At another performance, this time an oratorio, a hundred or so musicians transported me on waves of impeccably-played sound to a land of optimism and glory, offering me a reminder of what we South Africans can do for each other if we dared enough.
Lucky for us, our artists do dare. So that we might nourish our souls with a choir of 40-plus voices accompanied by an orchestra, with spotlights that go on right when the soprano steps forward, with stand-up comedians unspooling joke after crack after acidic observation with no regard for our splitting sides, with national treasures like John Kani, with artists and crafters (many of them from the suburb of Bathurst), with Beethoven and Burt Bacharach, with fairytales and all-too-real tales.
This is some of what I observed this week:
  • This year’s festival is not like previous festivals.
  • I am also not like previous versions of myself (which two festivals were the same, BTW?)
  • Yes, many shows are poorly attended.
  • No, they are not bad shows.
Maybe, though, the mixed-up messaging is because people have stopped daring to hear what the soul of South Africa is saying to us. But there’s still time! The feast ends on Sunday. Let the aloes blaze your way all the way up to our national feastival, there is excellent coffee everywhere there, and a lot of free gifts to pick from. The Playhouse Truck is playing on the Village Green (which is back at VG school), all art exhibitions are open 9am to 5pm for nothing, the Sundowner concert at 5pm is a free blast for all ages, vendors in the white tents and on Church Square charge nothing for browsing.

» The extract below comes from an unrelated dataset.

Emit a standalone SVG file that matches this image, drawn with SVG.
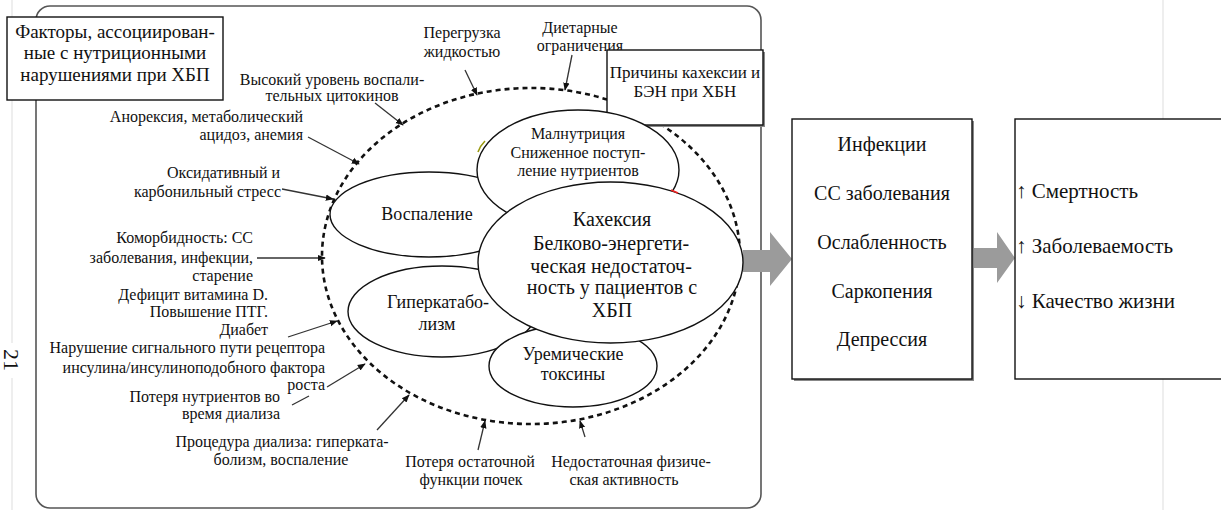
<svg xmlns="http://www.w3.org/2000/svg" width="1221" height="510" viewBox="0 0 1221 510">
<defs>
<style>
text{font-family:"Liberation Serif","Times New Roman",serif;fill:#111}
.lb{font-size:16px}
.e{fill:#fff;stroke:#111;stroke-width:1.4}
.bx{fill:#fff;stroke:#111;stroke-width:1.4}
.sh{fill:#888}
.cn{stroke:#333;stroke-width:1.3;fill:none}
.ga{fill:#9b9b9b}
</style>
<marker id="ah" viewBox="0 0 10 10" refX="9" refY="5" markerWidth="8" markerHeight="8" markerUnits="userSpaceOnUse" orient="auto"><path d="M0,1 L10,5 L0,9 z" fill="#111"/></marker>
</defs>
<rect width="1221" height="510" fill="#fff"/>
<g id="page">
<line x1="12" y1="0" x2="12" y2="343" stroke="#ddd" stroke-width="1"/>
<line x1="12" y1="378" x2="12" y2="510" stroke="#ddd" stroke-width="1"/>
<line x1="1163" y1="0" x2="1163" y2="510" stroke="#ddd" stroke-width="1"/>
<text transform="translate(4,360) rotate(90)" text-anchor="middle" style="font-size:22px">21</text>
</g>
<g id="frame">
<rect x="36" y="6" width="725" height="502" rx="14" fill="none" stroke="#555" stroke-width="1.6"/>
</g>
<g id="dashed-circle">
<ellipse cx="531" cy="256" rx="209" ry="168" fill="none" stroke="#111" stroke-width="2.6" stroke-dasharray="5 4"/>
</g>
<g id="title-factors">
<rect x="7" y="17" width="216" height="83" class="bx"/>
<text x="115" y="38" text-anchor="middle" style="font-size:19px">Факторы, ассоциирован-</text>
<text x="115" y="59" text-anchor="middle" style="font-size:19px">ные с нутриционными</text>
<text x="115" y="81" text-anchor="middle" style="font-size:19px">нарушениями при ХБП</text>
</g>
<g id="labels" class="lb">
<text x="332" y="85" text-anchor="middle">Высокий уровень воспали-</text>
<text x="332" y="101" text-anchor="middle">тельных цитокинов</text>
<text x="303" y="122" text-anchor="end">Анорексия, метаболический</text>
<text x="303" y="140" text-anchor="end">ацидоз, анемия</text>
<text x="280" y="178" text-anchor="end">Оксидативный и</text>
<text x="281" y="197" text-anchor="end">карбонильный стресс</text>
<text x="253" y="243" text-anchor="end">Коморбидность: СС</text>
<text x="253" y="263" text-anchor="end">заболевания, инфекции,</text>
<text x="253" y="281" text-anchor="end">старение</text>
<text x="268" y="300" text-anchor="end">Дефицит витамина D.</text>
<text x="268" y="317" text-anchor="end">Повышение ПТГ.</text>
<text x="268" y="335" text-anchor="end">Диабет</text>
<text x="325" y="353" text-anchor="end">Нарушение сигнального пути рецептора</text>
<text x="325" y="373" text-anchor="end">инсулина/инсулиноподобного фактора</text>
<text x="325" y="390" text-anchor="end">роста</text>
<text x="280" y="402" text-anchor="end">Потеря нутриентов во</text>
<text x="280" y="419" text-anchor="end">время диализа</text>
<text x="282" y="447" text-anchor="middle">Процедура диализа: гиперката-</text>
<text x="281" y="465" text-anchor="middle">болизм, воспаление</text>
<text x="470" y="467" text-anchor="middle">Потеря остаточной</text>
<text x="471" y="485" text-anchor="middle">функции почек</text>
<text x="631" y="467" text-anchor="middle">Недостаточная физиче-</text>
<text x="624" y="485" text-anchor="middle">ская активность</text>
<text x="462" y="38" text-anchor="middle">Перегрузка</text>
<text x="462" y="57" text-anchor="middle">жидкостью</text>
<text x="580" y="33" text-anchor="middle">Диетарные</text>
<text x="580" y="51" text-anchor="middle">ограничения</text>
</g>
<g id="title-causes">
<rect x="609" y="52" width="156" height="75" class="sh"/>
<rect x="607" y="50" width="156" height="75" class="bx"/>
<text x="685" y="78" text-anchor="middle" style="font-size:17px">Причины кахексии и</text>
<text x="685" y="97" text-anchor="middle" style="font-size:17px">БЭН при ХБН</text>
</g>
<g id="connectors">
<line class="cn" x1="375" y1="103" x2="403" y2="125" marker-end="url(#ah)"/>
<line class="cn" x1="308" y1="137" x2="359" y2="164" marker-end="url(#ah)"/>
<line class="cn" x1="282" y1="189" x2="333" y2="199" marker-end="url(#ah)"/>
<line class="cn" x1="257" y1="258" x2="325" y2="258" marker-end="url(#ah)"/>
<line class="cn" x1="288" y1="337" x2="337" y2="321" marker-end="url(#ah)"/>
<line class="cn" x1="292" y1="405" x2="309" y2="396"/>
<line class="cn" x1="327" y1="387" x2="365" y2="364" marker-end="url(#ah)"/>
<line class="cn" x1="377" y1="430" x2="409" y2="395" marker-end="url(#ah)"/>
<line class="cn" x1="478" y1="450" x2="485" y2="421" marker-end="url(#ah)"/>
<line class="cn" x1="585" y1="437" x2="580" y2="421" marker-end="url(#ah)"/>
<line class="cn" x1="465" y1="70" x2="477" y2="95" marker-end="url(#ah)"/>
<line class="cn" x1="572" y1="55" x2="565" y2="90" marker-end="url(#ah)"/>
<polygon class="ga" points="743,250 770,250 770,232 792,259 770,286 770,272 743,272"/>
<polygon class="ga" points="972,248 997,248 997,232 1015,258 997,283 997,268 972,268"/>
</g>
<g id="node-vospalenie">
<ellipse class="e" cx="429" cy="214.5" rx="99" ry="42.5"/>
<text x="427" y="220" text-anchor="middle" style="font-size:18px">Воспаление</text>
</g>
<g id="node-malnutrition">
<ellipse class="e" cx="578" cy="170" rx="101" ry="60"/>
<path d="M478,152 Q480,146 485,141" fill="none" stroke="#9a9a10" stroke-width="1.6"/>
<text x="578" y="139" text-anchor="middle" style="font-size:16px">Малнутриция</text>
<text x="578" y="158" text-anchor="middle" style="font-size:16px">Сниженное поступ-</text>
<text x="578" y="176" text-anchor="middle" style="font-size:16px">ление нутриентов</text>
</g>
<g id="node-hypercatabolism">
<ellipse class="e" cx="442" cy="311.5" rx="94" ry="45.5"/>
<text x="438" y="308" text-anchor="middle" style="font-size:18px">Гиперкатабо-</text>
<text x="437" y="330" text-anchor="middle" style="font-size:18px">лизм</text>
</g>
<g id="node-uremic">
<ellipse class="e" cx="573" cy="366" rx="84" ry="41"/>
<text x="573" y="360" text-anchor="middle" style="font-size:18px">Уремические</text>
<text x="573" y="380" text-anchor="middle" style="font-size:18px">токсины</text>
</g>
<g id="node-cachexia">
<ellipse class="e" cx="610.5" cy="262.5" rx="132.5" ry="80.5"/>
<path d="M671,190 L678,193" stroke="#e22" stroke-width="1.5"/>
<text x="612" y="226" text-anchor="middle" style="font-size:20px">Кахексия</text>
<text x="611" y="250" text-anchor="middle" style="font-size:20px">Белково-энергети-</text>
<text x="611" y="273" text-anchor="middle" style="font-size:20px">ческая недостаточ-</text>
<text x="612" y="294" text-anchor="middle" style="font-size:20px">ность у пациентов с</text>
<text x="612" y="317" text-anchor="middle" style="font-size:20px">ХБП</text>
</g>
<g id="node-consequences">
<rect x="794" y="121" width="180" height="260" class="sh"/>
<rect x="792" y="119" width="180" height="260" class="bx"/>
<text x="882" y="151" text-anchor="middle" style="font-size:20px">Инфекции</text>
<text x="882" y="200" text-anchor="middle" style="font-size:20px">СС заболевания</text>
<text x="882" y="249" text-anchor="middle" style="font-size:20px">Ослабленность</text>
<text x="882" y="298" text-anchor="middle" style="font-size:20px">Саркопения</text>
<text x="882" y="346" text-anchor="middle" style="font-size:20px">Депрессия</text>
</g>
<g id="node-outcomes">
<rect x="1015" y="119" width="210" height="260" class="bx"/>
<text x="1016" y="198" style="font-size:21px">↑ Смертность</text>
<text x="1016" y="253" style="font-size:21px">↑ Заболеваемость</text>
<text x="1016" y="308" style="font-size:21px">↓ Качество жизни</text>
</g>
</svg>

The negativity bias of internet algorithms is not always an accurate groove. In the case of the National Arts Festival, it’s not even a faithful replica of one. My plea to Port Alfred is to keep falsehood off our streets and out of our supermarkets. And to try a day at the feast. The worst that can happen is you’ll learn something. The best that can happen is, well, that’s between you and the feast on your doorstep.